Everything from the bit parts, to the set decoration, to the animal actors is top-notch in The Black Cat. Don't miss this one... it's (sorry) the cat's meow!

Staci Layne Wilson
Pluto Revisited
TastyBabySyndrome | "Daddy Dagon's Daycare" - Proud Sponsor of the Lit | 11/04/2007
(5 out of 5 stars)

"When Stuart Gordon and Jeffrey Combs come together, they normally make beautiful landscapes that remind me more of cinematic tides touching portrayal-laden sands than of two people trying to push together frames. Perhaps that's because of the great deal of things they've done together; they've done a great deal of work in the realms of H.P. Lovecraft and Gordon has also put in time in the realm of Poe, and this revitalization of The Black Cat is yet another appealing picture painted by the Gordon quill. I liked it, too, enough so that I forgave the Masters of Horror series for a lot of the lackluster subsets it had done in this latest series. In a sense this is what I wanted when I saw Gordon was up to bat anyhow; I've always imagined Gordon and Combs as a tandem that were quite knowledgeable of the inner workings of the classics and I knew whatever they did would be amazing.
And Gordon and Combs coming together with something that has been done more than once - I enjoyed the fact that they could connect all the dots and to connect them well.

Much of what comes from the director also echoes in the performance of his case, and nobody seems to work better with Gordon than combs. Much like Combs had done when he played the role of Lovecraft in Necronomicon, he took on the tormented form of Poe and made his pain believable. One of the marks of a great horror actor is to become a sensation like that of pain and to somehow sell it along with the movements and the backgrounds and the terrible stuff of legends and Combs does that beautifully. Equally impressive is Elyse Levesque in her portrayal of EAP's dying bride, and the cat - well, the cat was not exactly what I'd call a household dream.

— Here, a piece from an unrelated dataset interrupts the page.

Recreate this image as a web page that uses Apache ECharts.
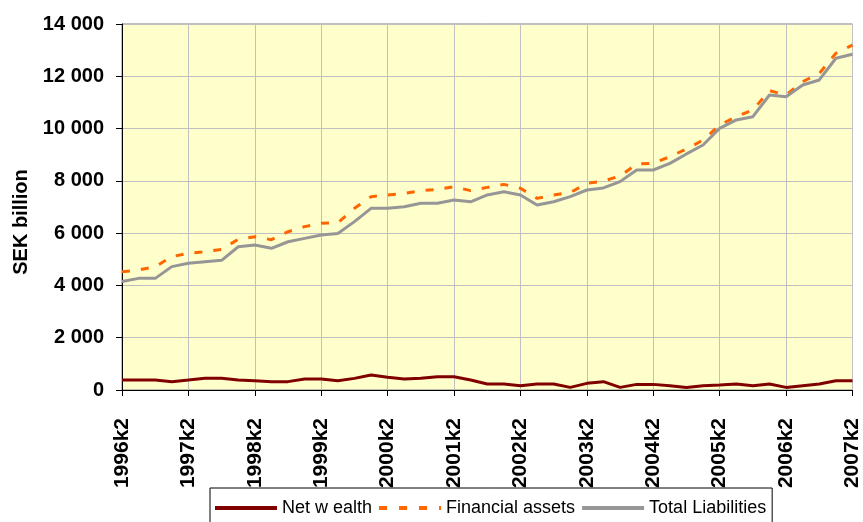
<!DOCTYPE html>
<html>
<head>
<meta charset="utf-8">
<script src="https://cdn.jsdelivr.net/npm/echarts@6/dist/echarts.min.js"></script>
<style>
  html, body { margin: 0; padding: 0; background: #fff; }
  #chart { width: 863px; height: 522px; }
</style>
</head>
<body>
<div id="chart"></div>
<script>
var quarters = [];
for (var y = 1996; y <= 2007; y++) {
    for (var q = 1; q <= 4; q++) {
        if ((y === 1996 && q < 2) || (y === 2007 && q > 2)) continue;
        quarters.push(y + 'k' + q);
    }
}

var netWealth = [380, 380, 380, 320, 380, 445, 445, 380, 355, 320, 320, 420, 420, 350, 445,
    575, 485, 420, 445, 510, 510, 380, 230, 230, 165, 230, 230, 100, 255, 320,
    100, 215, 215, 165, 100, 165, 190, 230, 165, 230, 100, 165, 230, 355, 355];

var financialAssets = [4525, 4590, 4715, 5100, 5230, 5290, 5380, 5765, 5865, 5750, 6055, 6250, 6375, 6400, 6950,
    7395, 7460, 7520, 7625, 7675, 7775, 7625, 7750, 7865, 7715, 7330, 7460, 7550, 7905, 7995,
    8185, 8645, 8670, 8925, 9220, 9560, 10135, 10455, 10710, 11450, 11285, 11795, 12110, 12880, 13195];

var totalLiabilities = [4150, 4270, 4270, 4720, 4845, 4910, 4960, 5480, 5545, 5420, 5670, 5800, 5930, 5990, 6440,
    6950, 6950, 7010, 7140, 7140, 7270, 7200, 7460, 7585, 7460, 7075, 7200, 7395, 7650, 7730,
    7970, 8415, 8415, 8670, 9030, 9370, 10010, 10330, 10455, 11285, 11220, 11665, 11860, 12690, 12840];

var chart = echarts.init(document.getElementById('chart'));

function yearTick(idx) {
    return idx % 4 === 0;
}

// legend icons drawn as paths so the dashes show and no symbol dot appears
var solidIcon = 'path://M0,0h62v4h-62z';
var dashIcon = 'path://M0,0h8v4h-8z M20,0h8v4h-8z M40,0h8v4h-8z M60,0h2v4h-2z';

chart.setOption({
    animation: false,
    textStyle: { fontFamily: 'Liberation Sans, Arial, sans-serif' },
    grid: {
        left: 122, right: 8, top: 24, bottom: 132,
        show: true,
        backgroundColor: '#FFFFCC',
        borderColor: '#808080',
        borderWidth: 1
    },
    graphic: [{
        type: 'text',
        x: 21, y: 222,
        rotation: Math.PI / 2,
        style: {
            text: 'SEK billion',
            font: 'bold 20px "Liberation Sans", Arial, sans-serif',
            fill: '#000',
            align: 'center',
            verticalAlign: 'middle'
        }
    }],
    legend: {
        left: 210, top: 488,
        itemWidth: 62,
        itemHeight: 4,
        itemGap: 7,
        padding: [11, 6, 20, 5],
        borderColor: '#000',
        borderWidth: 1,
        borderRadius: 0,
        textStyle: { fontSize: 18, color: '#000' },
        data: [
            { name: 'Net w ealth', icon: solidIcon },
            { name: 'Financial assets', icon: dashIcon },
            { name: 'Total Liabilities', icon: solidIcon }
        ]
    },
    xAxis: {
        type: 'category',
        data: quarters,
        boundaryGap: false,
        axisLine: { lineStyle: { color: '#000', width: 1 } },
        axisTick: { interval: yearTick, length: 6, lineStyle: { color: '#000' } },
        axisLabel: {
            interval: yearTick,
            rotate: 90,
            fontSize: 21,
            fontWeight: 'bold',
            color: '#000',
            margin: 28
        },
        splitLine: { show: true, interval: yearTick, lineStyle: { color: '#C0C0C0', width: 1 } }
    },
    yAxis: {
        type: 'value',
        min: 0, max: 14000, interval: 2000,
        axisLine: { show: true, lineStyle: { color: '#000', width: 1 } },
        axisTick: { show: true, length: 6, lineStyle: { color: '#000' } },
        axisLabel: {
            fontSize: 20,
            fontWeight: 'bold',
            color: '#000',
            margin: 18,
            formatter: function (v) {
                return String(v).replace(/\B(?=(\d{3})+(?!\d))/g, ' ');
            }
        },
        splitLine: { show: true, lineStyle: { color: '#C0C0C0', width: 1 } }
    },
    series: [
        {
            name: 'Net w ealth',
            type: 'line',
            data: netWealth,
            symbol: 'none',
            lineStyle: { color: '#800000', width: 3 },
            itemStyle: { color: '#800000' },
            z: 3
        },
        {
            name: 'Financial assets',
            type: 'line',
            data: financialAssets,
            symbol: 'none',
            lineStyle: { color: '#FF6600', width: 3, type: [8, 11] },
            itemStyle: { color: '#FF6600' },
            z: 2
        },
        {
            name: 'Total Liabilities',
            type: 'line',
            data: totalLiabilities,
            symbol: 'none',
            lineStyle: { color: '#969696', width: 3 },
            itemStyle: { color: '#969696' },
            z: 4
        }
    ]
});
</script>
</body>
</html>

If you are a fan of the Masters of Horror, a fan of Stuart Gordon or Jeffrey Combs, or if you haven't seen the story of Edgar Allan Poe come to life before and would like a pseudo-tour of his troubles then this is a great buy. It has a small punchline in the price department and has a nice kick that is nasty by nature, and it is just plain good.
Not too campy, not too serious - it is what Masters of Horror set out to be.